Trita Parsi, the director of NIAC, is also a signatory on the list of pro-deal “scholars.” Parsi made headlines last week when he alleged there was an Israeli conspiracy behind a report that presented the text of the “side deal” between Iran and the International Atomic Energy Agency. Additionally, several prominent Iranian dissidents have complained that Parsi’s agenda parallels that of the theocracy in Tehran.

Paul Pillar, who disgraced his career in the CIA by openly speaking out against a sitting president while serving under his command, also signed onto the NIAC list. Pillar endorses the BDS (Boycott, Divestment, Sanctions) movement against Israel, which seeks to isolate Israel from the world. In May, Pillar, along with Parsi, suggested that Israel may start an aggressive war against Lebanese terror group Hezbollah to thwart the nuclear agreement.

Professor John Esposito, another signatory, is often engaged with entities that have close ties to the Muslim Brotherhood. Like Pillar, he has openly embraced a comprehensive boycott of Israel. Dr. Esposito heads the Prince Alwaleed Bin Talal Center for Muslim-Christian Understanding at Georgetown University, which came to fruition thanks to a $20 million dollar donation from a Saudi prince, who then helped install Esposito as the center’s chair.
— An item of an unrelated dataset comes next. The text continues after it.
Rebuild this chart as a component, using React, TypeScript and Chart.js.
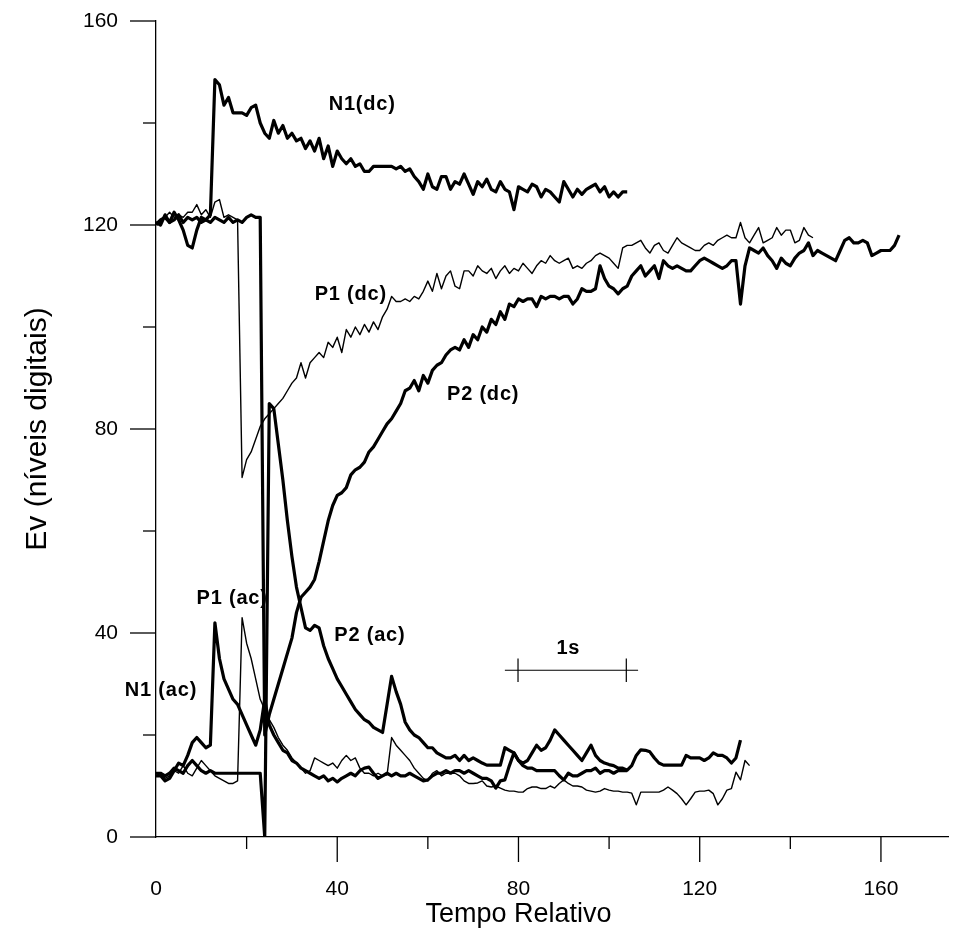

Esposito serves on the board of several groups tied to the Muslim Brotherhood.

Another backer of the deal, professor Juan Cole, was described by former Time magazine writer and pro-Israel advocate Jonathan Calt Harris as “blindly anti-Israel to the point of being an anti-Semitic conspiracy theorist, an apologist for radical Islam, and someone who despises American public opinion.” Cole also supports the BDS campaign against Israel, and blames the faults of American foreign policy on the warmongering “Likudniks inside the U.S. government.”

Hamid Dabashi, another sponsor of the  letter, is an Iranian-American professor of Iranian studies at Columbia University. A passionate advocate for Palestine and against Israel, he once cancelled a class so he could participate in a pro-Palestinian rally. Another endorser of boycotts against Israel, he has written for anti-Semitic hate sites, including Electronic Intifada and Counterpunch.

The “scholars,” for the most part, reside in the ivory towers of academia as self-proclaimed experts of geopolitics. However, as proven in their aforementioned remarks, some share commonality with views that remain on the extreme fringes of the American political spectrum, and more closely represent the opinions espoused in tyrannical nations, such as the Islamic Republic of Iran.